Por José Alberto Gueiros
O artigo que se segue tem mais de 25 anos. Foi
escrito no extinto Jornal da Bahia (Brasil), em 1979. Mas parece que foi
redigido hoje. O autor é José Alberto Gueiros.
Quando Winston Churchill, ainda jovem, acabou de
pronunciar o seu discurso de estreia na Câmara dos Comuns, foi perguntar a um
velho parlamentar, amigo de seu pai, o que tinha achado do seu primeiro
desempenho naquela assembleia de vedetas políticas. O velho pôs a mão no ombro
de Churchill e disse, em tom paternal: "Meu jovem,
você cometeu um grande erro. Foi muito brilhante neste seu primeiro discurso na
Casa. Isso é imperdoável. Devia ter começado um pouco mais na sombra. Devia ter
gaguejado um pouco. Com a inteligência que demonstrou hoje, deve ter
conquistado, no mínimo, uns trinta inimigos. O talento assusta."
E ali estava uma das melhores lições de abismo que
um velho sábio pode dar ao pupilo que se inicia numa carreira difícil. A maior
parte das pessoas encasteladas em posições políticas são medíocres e tem um
indisfarçável medo da inteligência. Isso na Inglaterra. Imaginem aqui noutros
países. Não é demais lembrar a famosa trova de Ruy Barbosa:
"Há tantos burros mandando em homens de
inteligência, que às vezes fico pensando que a burrice é uma Ciência."
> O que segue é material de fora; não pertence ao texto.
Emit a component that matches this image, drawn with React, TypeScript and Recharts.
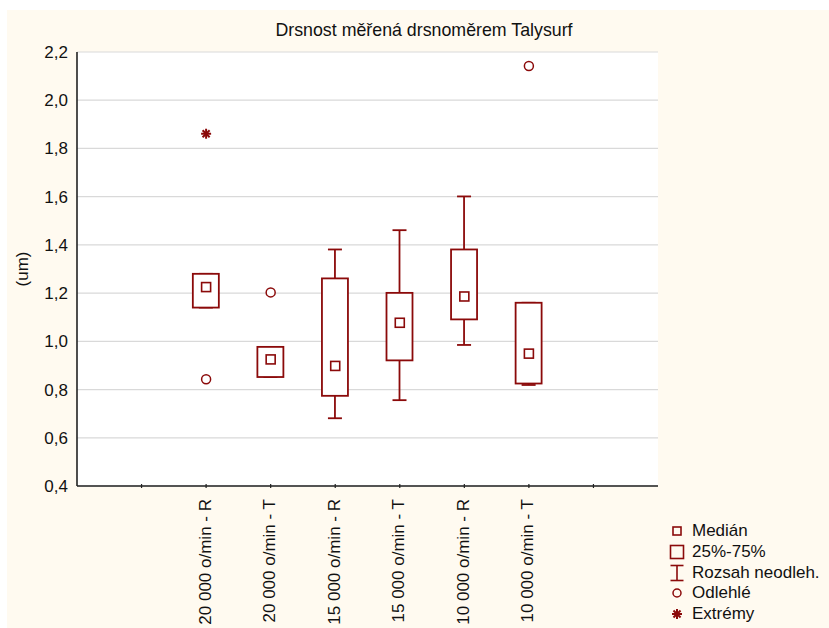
import {
  ComposedChart,
  Bar,
  Scatter,
  XAxis,
  YAxis,
  CartesianGrid,
} from "recharts";

const categories = [
  "20 000 o/min - R",
  "20 000 o/min - T",
  "15 000 o/min - R",
  "15 000 o/min - T",
  "10 000 o/min - R",
  "10 000 o/min - T",
];
const medians = [1.225, 0.925, 0.898, 1.077, 1.186, 0.949];
const q1 = [1.14, 0.852, 0.774, 0.921, 1.091, 0.825];
const q3 = [1.28, 0.977, 1.261, 1.201, 1.381, 1.16];
const whiskerMin = [1.14, 0.852, 0.681, 0.756, 0.985, 0.819];
const whiskerMax = [1.28, 0.977, 1.381, 1.461, 1.601, 1.16];
const outlierCats = [0, 1, 5];
const outlierValues = [0.843, 1.203, 2.142];
const extremeCats = [0];
const extremeValues = [1.861];

const xTicks = [0, 1, 2, 3, 4, 5, 6, 7, 8, 9];
const yTicks = [0.4, 0.6, 0.8, 1.0, 1.2, 1.4, 1.6, 1.8, 2.0, 2.2];
const legendLabels = ["Medián", "25%-75%", "Rozsah neodleh.", "Odlehlé", "Extrémy"];

// first box sits on the third tick of the axis (two empty slots on the left)
const SLOT = 2;
const RED = "#8b0a0a";
const AXIS = "#222";
const FONT = "'Liberation Sans', Arial, sans-serif";

const rows = categories.map((name, i) => ({
  x: i + SLOT,
  name,
  box: [q1[i], q3[i]],
  whisker: [whiskerMin[i], whiskerMax[i]],
}));
const medianPts = medians.map((v, i) => ({ x: i + SLOT, y: v }));
const outlierPts = outlierCats.map((c, i) => ({ x: c + SLOT, y: outlierValues[i] }));
const extremePts = extremeCats.map((c, i) => ({ x: c + SLOT, y: extremeValues[i] }));

const WhiskerShape = (props: any) => {
  const { x, y, width, height } = props;
  const top = Math.min(y, y + height);
  const bot = Math.max(y, y + height);
  const cx = x + width / 2;
  return (
    <g stroke={RED} strokeWidth={1.8}>
      <line x1={cx} x2={cx} y1={top} y2={bot} />
      <line x1={x} x2={x + width} y1={top} y2={top} />
      <line x1={x} x2={x + width} y1={bot} y2={bot} />
    </g>
  );
};

const BoxShape = (props: any) => {
  const { x, y, width, height } = props;
  return (
    <rect
      x={x}
      y={Math.min(y, y + height)}
      width={width}
      height={Math.abs(height)}
      fill="#fff"
      stroke={RED}
      strokeWidth={1.8}
    />
  );
};

const MedianShape = ({ cx, cy }: any) => (
  <rect x={cx - 4.5} y={cy - 4.5} width={9} height={9} fill="#fff" stroke={RED} strokeWidth={1.6} />
);

const OutlierShape = ({ cx, cy }: any) => (
  <circle cx={cx} cy={cy} r={4.5} fill="#fff" stroke={RED} strokeWidth={1.5} />
);

const Asterisk = ({ cx, cy, r = 5 }: any) => {
  const d = r * 0.707;
  return (
    <g stroke={RED} strokeWidth={2}>
      <line x1={cx} x2={cx} y1={cy - r} y2={cy + r} />
      <line x1={cx - r} x2={cx + r} y1={cy} y2={cy} />
      <line x1={cx - d} x2={cx + d} y1={cy - d} y2={cy + d} />
      <line x1={cx - d} x2={cx + d} y1={cy + d} y2={cy - d} />
    </g>
  );
};

const BottomTick = (props: any) => {
  const { x, y, payload } = props;
  const label = categories[payload.value - SLOT];
  return (
    <g>
      {payload.value > 0 && payload.value < 9 && (
        <line x1={x} x2={x} y1={y} y2={y - 4} stroke={AXIS} strokeWidth={1.2} />
      )}
      {label && (
        <text
          x={x - 1}
          y={y + 11}
          transform={`rotate(-90, ${x - 1}, ${y + 11})`}
          textAnchor="end"
          dominantBaseline="central"
          fontSize={17}
          fontFamily={FONT}
          fill="#111"
        >
          {label}
        </text>
      )}
    </g>
  );
};

const TopTick = (props: any) => {
  const { x, y, payload } = props;
  if (payload.value <= 0 || payload.value >= 9) return <g />;
  return <line x1={x} x2={x} y1={y} y2={y + 4} stroke={AXIS} strokeWidth={1.2} />;
};

const YTitle = ({ viewBox }: any) => {
  const cx = 22;
  const cy = viewBox.y + viewBox.height / 2;
  return (
    <text
      x={cx}
      y={cy}
      transform={`rotate(-90, ${cx}, ${cy})`}
      textAnchor="middle"
      dominantBaseline="central"
      fontSize={17}
      fontFamily={FONT}
      fill="#111"
    >
      (um)
    </text>
  );
};

const LegendIcon = ({ i }: { i: number }) => {
  const cx = 17;
  const cy = 10;
  if (i === 0) return <rect x={cx - 4} y={cy - 4} width={8} height={8} fill="none" stroke={RED} strokeWidth={1.6} />;
  if (i === 1) return <rect x={cx - 6.5} y={cy - 6.5} width={13} height={13} fill="none" stroke={RED} strokeWidth={1.6} />;
  if (i === 2)
    return (
      <g stroke={RED} strokeWidth={1.6}>
        <line x1={cx} x2={cx} y1={cy - 7.5} y2={cy + 7.5} />
        <line x1={cx - 6.5} x2={cx + 6.5} y1={cy - 7.5} y2={cy - 7.5} />
        <line x1={cx - 6.5} x2={cx + 6.5} y1={cy + 7.5} y2={cy + 7.5} />
      </g>
    );
  if (i === 3) return <circle cx={cx} cy={cy} r={4} fill="none" stroke={RED} strokeWidth={1.5} />;
  return <Asterisk cx={cx} cy={cy} r={5} />;
};

export default function App() {
  return (
    <div style={{ position: "absolute", left: 0, top: 0, width: 829, height: 628, background: "#fff" }}>
      <div style={{ position: "absolute", left: 7, top: 10, width: 822, height: 618, background: "#fffaf0" }} />
      <div
        style={{
          position: "absolute",
          left: 0,
          top: 20,
          width: 848,
          textAlign: "center",
          fontFamily: FONT,
          fontSize: 17.8,
          color: "#111",
        }}
      >
        Drsnost měřená drsnoměrem Talysurf
      </div>
      <div style={{ position: "absolute", left: 0, top: 0 }}>
        <ComposedChart
          width={829}
          height={628}
          data={rows}
          margin={{ top: 52, right: 171, left: 0, bottom: 0 }}
        >
          <CartesianGrid vertical={false} fill="#fff" stroke="#d9d9d9" strokeWidth={1.2} />
          <XAxis
            dataKey="x"
            type="number"
            domain={[0, 9]}
            ticks={xTicks}
            interval={0}
            allowDataOverflow
            height={142}
            tickSize={0}
            tickLine={false}
            axisLine={{ stroke: AXIS, strokeWidth: 1.6 }}
            tick={<BottomTick />}
          />
          <XAxis
            xAxisId="top"
            orientation="top"
            dataKey="x"
            type="number"
            domain={[0, 9]}
            ticks={xTicks}
            interval={0}
            allowDataOverflow
            height={0}
            tickSize={0}
            tickLine={false}
            axisLine={{ stroke: AXIS, strokeWidth: 1.6 }}
            tick={<TopTick />}
          />
          <XAxis xAxisId="wh" dataKey="x" type="number" domain={[0, 9]} allowDataOverflow hide />
          <XAxis xAxisId="bx" dataKey="x" type="number" domain={[0, 9]} allowDataOverflow hide />
          <YAxis
            type="number"
            domain={[0.4, 2.2]}
            ticks={yTicks}
            interval={0}
            allowDataOverflow
            width={77}
            tickLine={false}
            tickSize={0}
            tickMargin={9}
            axisLine={{ stroke: AXIS, strokeWidth: 1.6 }}
            tick={{ fontSize: 17, fontFamily: FONT, fill: "#111" }}
            tickFormatter={(v: number) => v.toFixed(1).replace(".", ",")}
            label={<YTitle />}
          />
          <YAxis
            yAxisId="right"
            orientation="right"
            type="number"
            domain={[0.4, 2.2]}
            width={0}
            tick={false}
            tickLine={false}
            axisLine={{ stroke: AXIS, strokeWidth: 1.6 }}
          />
          <Bar
            xAxisId="wh"
            dataKey="whisker"
            barSize={14}
            shape={<WhiskerShape />}
            isAnimationActive={false}
          />
          <Bar
            xAxisId="bx"
            dataKey="box"
            barSize={26}
            shape={<BoxShape />}
            isAnimationActive={false}
          />
          <Scatter data={medianPts} dataKey="y" shape={<MedianShape />} isAnimationActive={false} />
          <Scatter data={outlierPts} dataKey="y" shape={<OutlierShape />} isAnimationActive={false} />
          <Scatter data={extremePts} dataKey="y" shape={<Asterisk />} isAnimationActive={false} />
        </ComposedChart>
      </div>
      <div style={{ position: "absolute", left: 660, top: 521, fontFamily: FONT, fontSize: 17, color: "#111" }}>
        {legendLabels.map((t, i) => (
          <div key={t} style={{ display: "flex", alignItems: "center", height: 20.7 }}>
            <svg width={30} height={20} style={{ flex: "none", overflow: "visible" }}>
              <LegendIcon i={i} />
            </svg>
            <span style={{ marginLeft: 2, lineHeight: "20px", whiteSpace: "nowrap" }}>{t}</span>
          </div>
        ))}
      </div>
    </div>
  );
}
Temos de admitir que, de um modo geral, os medíocres
são mais obstinados na conquista de posições. Sabem ocupar os espaços vazios
deixados pelos talentosos displicentes que não revelam o apetite do poder. Mas
é preciso considerar que esses medíocres ladinos, oportunistas e ambiciosos,
têm o hábito de salvaguardar suas posições conquistadas com verdadeiras
muralhas de granito por onde talentosos não conseguem passar. Em todas as áreas
encontramos dessas fortalezas estabelecidas, as panelinhas do arrivismo,
inexpugnáveis às legiões dos lúcidos.
Dentro desse raciocínio, que poderia ser uma
extensão do Elogio da Loucura de Erasmo de Roterdam, somos forçados a admitir
que uma pessoa precisa fingir de burra se quiser vencer na vida. É pecado fazer
sombra a alguém até numa conversa social. Assim como um grupo de senhoras
burguesas bem casadas boicota automaticamente a entrada de uma jovem mulher
bonita no seu círculo de convivência, por medo de perder seus maridos, também
os encastelados medíocres se fecham como ostras à simples aparição de um
talentoso jovem que os possa ameaçar. Eles conhecem bem suas limitações, sabem
como lhes custa desempenhar tarefas que os mais dotados realizam com uma perna
nas costas, enfim, na medida em que admiram a facilidade com que os mais
lúcidos resolvem problemas, os medíocres os repudiam para se defender. É um
paradoxo angustiante.
Infelizmente temos de viver segundo essas regras
absurdas que transformam a inteligência numa espécie de desvantagem perante a
vida. Como é sábio o velho conselho de Nelson Rodrigues: "Finge-te de
idiota e terás o céu e a terra”.
O problema é que os inteligentes não gostam de
brilhar. Que Deus os proteja para que as cobras não os ataquem.